His words eventually turned me into a relativist about the ethical dimension of the Israeli-Palestinian tragedy. There is nothing tragic about the conflict between Israel and Syria or Israel and Iran. They have been the aggressors, and we have defended ourselves as best we could. The case between Israelis and Palestinians is a tragedy precisely because it is a clash between one very powerful claim and another. Israelis are in the land of Israel because there is not and cannot be a national homeland for the Jews anywhere else. The Palestinians are in Palestine because their ancestors have been here for more than a thousand years. Where one powerful claim clashes with another, there can be either an endless cycle of bloodshed or a somewhat inconsistent compromise. Since 1967, the Israeli peace movement has advocated a compromise based on mutual recognition of the simple fact that one small country, about the size of the state of New Jersey, is the only homeland for two peoples. Wherever there is a clash between right and right, a value higher than right ought to prevail, and this value is life itself. I believe a similar premise underlies the changing attitudes towards peace among Palestinians.

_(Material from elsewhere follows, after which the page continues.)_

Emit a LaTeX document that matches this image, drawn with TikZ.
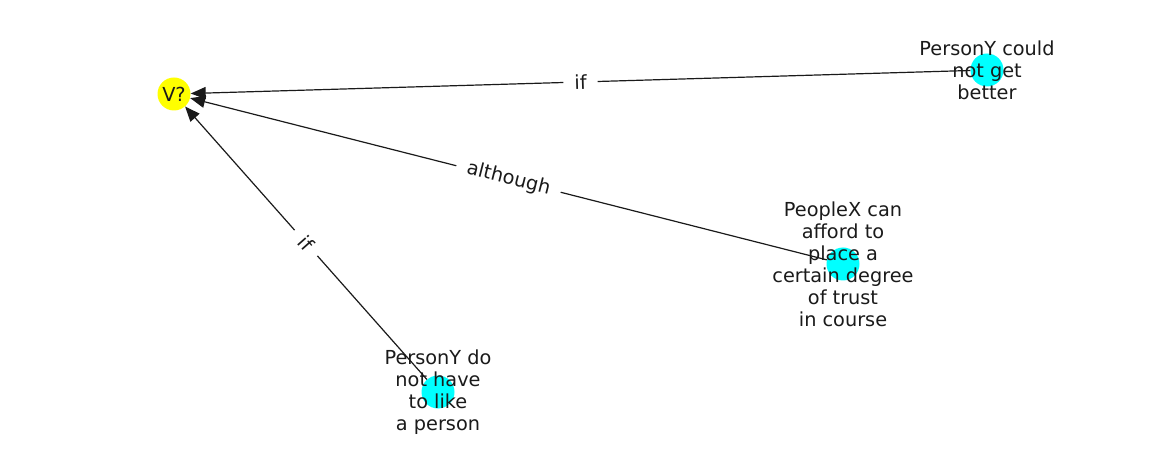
\documentclass[tikz,border=0pt]{standalone}
\usepackage{fontspec}
\setmainfont{DejaVu Sans}
\usetikzlibrary{arrows.meta}
\definecolor{nodecyan}{RGB}{0,255,255}
\definecolor{nodeyellow}{RGB}{255,255,0}
\definecolor{ink}{RGB}{26,26,26}
\begin{document}
\begin{tikzpicture}[x=1pt,y=-1pt,
  dot/.style={circle,minimum size=33pt,inner sep=0pt},
  lbl/.style={font=\fontsize{19.3}{22}\selectfont,align=center,text=ink,inner sep=0pt},
  edge/.style={draw=ink,line width=1.2pt,-{Triangle[length=15pt,width=12pt]}},
  elabel/.style={font=\fontsize{19.3}{22}\selectfont,fill=white,inner xsep=11pt,inner ysep=3pt,sloped,text=ink}
]
\useasboundingbox (0,0) rectangle (1162,462);
\node[dot,fill=nodeyellow] (v) at (174,94) {};
\node[dot,fill=nodecyan] (a) at (987,70) {};
\node[dot,fill=nodecyan] (b) at (843,264) {};
\node[dot,fill=nodecyan] (c) at (438,392) {};
\draw[edge] (a) -- node[elabel] (la) {if} (v);
\draw[edge] (b) -- node[elabel] (lb) {although} (v);
\draw[edge] (c) -- node[elabel] (lc) {if} (v);
\node[lbl] (tv) at (v) {V?};
\node[lbl] (ta) at (a) {PersonY could\\not get\\better};
\node[lbl] (tb) at (b) {PeopleX can\\afford to\\place a\\certain degree\\of trust\\in course};
\node[lbl] (tc) at (c) {PersonY do\\not have\\to like\\a person};
\end{tikzpicture}
\end{document}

I was one of the first of the few who tried to express the thought that the question concerning the areas with a dense Palestinian population was not a question about territories but about people. Or, more precisely, about the Palestinian people. This stance was problematical, both because Palestinian nationalism was not yet an established fact even for many Palestinians, and because no Arab government was willing to recognise the very existence of Israel, in whatever borders. The Arab summit in Khartoum in the autumn of 1967 resolved that there would be no peace with Israel, no recognition of Israel and no direct negotiations with Israel. In these conditions it was difficult to voice a solution based on reciprocal recognition between the Israeli and Palestinian nations. This stance of no compromise had come about as a result of the events of that summer. In June 1967 Nassers Egypt, together with Syria, Jordan, Iraq and other Arab states, and accompanied by a chorus of ecstatic war-cries from the PLO, attacked Israel from all its borders with the declared aim of driving the Jews into the sea. Within a week the Arab armies were defeated, and the Israelis were in control of the Old City of Jerusalem, the West Bank, the Golan Heights and the Sinai Desert. Almost at once an argument broke out within Israel which has carried on for the past twenty-five years, about what to do with these territories.

Towards the end of1977 President Sadat came to Jerusalem and offered Israel total peace in return for total withdrawal. Within a couple of years a peace agreement was signed between Israel and Egypt on the basis of the return of the entire Sinai Peninsula to Egypt in exchange for a comprehensive peace and effective de-militarisation of Sinai. For the first time the twin taboos were broken: the Arab taboo about recognising Israel and the Israeli taboo about dismantling settlements. Eleven years later, in the autumn of 1988, the PLO announced, in somewhat veiled terms, that it was willing to negotiate with Israel about a two-state solution, that is to say partition of the land between Israel and Palestine. It was not the Intifada but this change in the Palestinian position that really made possible the profound change in the thoughts and feeling of many Israelis. In September 1993 an agreement in principle was signed between Israel and the PLO in Oslo, and the position that my friends and I had maintained ever since June 1967 became the fundamental standpoint of all sides in the negotiations: territory in exchange for peace and security, and a recognition that the Land was the homeland of two nations.

For many years, fanatics on all sides have tried to turn this conflict into a holy war or a racial clash. Do-gooders outside the region tended to present it as a civil rights issue or simply as a sad misunderstanding. Fortunately, this conflict is essentially nothing but a dispute over property: whose house? Who is going to get how much out of it? Such conflicts can be resolved through compromise. I believe in a two-state solution that can be achieved only step by step: Israeli recognition of the Palestinian right of self-determination in part of the land, in return for Arab readiness to meet Israels legitimate security provisions. Now that the agreement is signed, the two parties are not about to fall in love with each other (especially in the light of such incidents as the tragic Hebron massacre). Yet the parties do not need to see eye to eye regarding who was David and who was Goliath in this conflict. (Obviously if one focuses on the West Bank and Gaza Strip, then the Israelis are a clumsy Goliath, whereas the stone-throwing Palestinians are brave little David. Yet by changing the zoom and putting the frame around the conflict between almost 5 million Israelis and more than 100 million Arabs, and perhaps several hundreds of millions of Muslims, the question of David and Goliath looks very different.) Luckily, Israelis and Palestinians and other Arabs can conclude their conflict even without agreeing about the narrative.